Small and mid-sized companies have long resisted the cloud computing trend. However, this phalanx of the resistance is slowly crumbling. In fact, more and more decision-makers are realising that the use of cloud computing can provide major cost savings. Many requirements from customers and employers cannot be delivered without the support of cloud-based services. Data security remains a continual issue – as it should.
Data in the cloud – gone with the wind?
Cloud computing refers to non-local data processing. The hardware and software are not located locally at the company (referred to as on-premise or private cloud) but rather located in a remote data centre and then made available by a cloud provider via internet. Perhaps it is the term itself which causes some of the decision makers discomfort. Is company data safe in the cloud, or is it “gone with the wind”?
Cloud Computing or On Premise?
The storage, performance and security offered by cloud computing providers is generally more cost-effective than providing the hardware and personnel locally. And this is also a great advantage for SMEs, since they don’t need expensive server rooms and IT specialists. The ability to analyse large amounts of data at high speeds, in particular, often cannot be implemented by the local IT department at a reasonable cost. Software is also increasingly being used as a service from the cloud (software-as-a-service, or “SaaS”). Thus, expensive programs do not have to be purchased and installed. Cloud computing is also advantageous compared to on-premise installations when several sites are to be networked and supplied with identical software. The same applies when providing operational information on mobile devices. Many such applications are already available from our MICA.network partners.

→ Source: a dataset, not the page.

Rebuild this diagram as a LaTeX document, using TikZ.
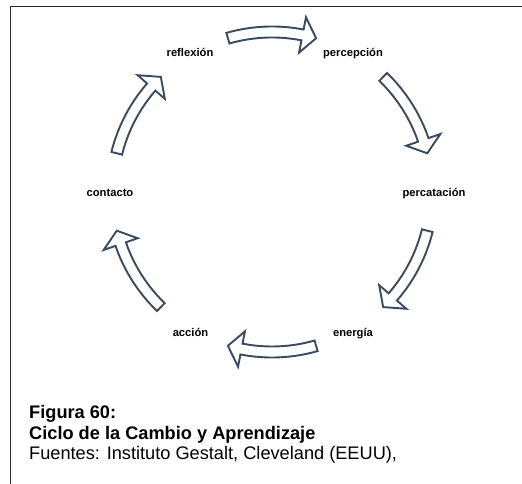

Big data for machine learning
A typical cloud computing scenario in manufacturing companies is context-based information presentation. Employees from the manufacturing or service department automatically receive the information that they currently require – typically on their mobile device (tablet, smartphone or smartwatch). The necessary information must therefore be compiled from real-time and historical data and then analysed. The real-time data is collected using existing or newly installed sensors. Temperature sensors, for example, detect the ambient conditions of machines. Cloud services start learning the machine’s behaviour by analysing long track data, and draw conclusions about possible future events, such as disturbances or risks, and put them in relation to the machine temperatures. As a result, machine wear can be detected early based on temperature deviations. This additional information is communicated clearly and at an early stage via notifications or dashboards so that the necessary repairs or replacements can be scheduled. As a result, production losses or delays are avoided. Significant costs and risks do not spring up unexpectedly.
IoT gateways: data from the sensor to the cloud
Devices in the automation pyramid, starting with autonomous sensors and controllers, are not normally designed to transfer data to the cloud. There are so-called IoT gateways which are used for this purpose. The best tools for this job are small industrial PCs, such as HARTING’s MICA, because their performance, connectivity and return on investment (ROI), have been optimized for these tasks. As an IoT gateway, the MICA collects data from sensors or the PLC. It then converts this into an interpretable data format (such as OPC-UA) and transmits the data to the cloud using an installed Cloud Connector. The container architecture of the MICA enables connectors for various cloud providers to be easily installed as apps. Apps for well-known cloud providers (Dimension Data, IBM Bluemix, Microsoft Azure and SAP Hana) have already been implemented or certified.
Data security for cloud computing
Many companies are, understandably, very concerned about data security. This includes both protection against third-party access (hackers) and against the unauthorised use of data by the provider of the cloud infrastructure. This protection usually is provided by VPN (virtual private network) connections between the IoT gateway and the cloud or even the end application. However, these must be easy to operate and compatible with standardised hardware and conventional communication channels.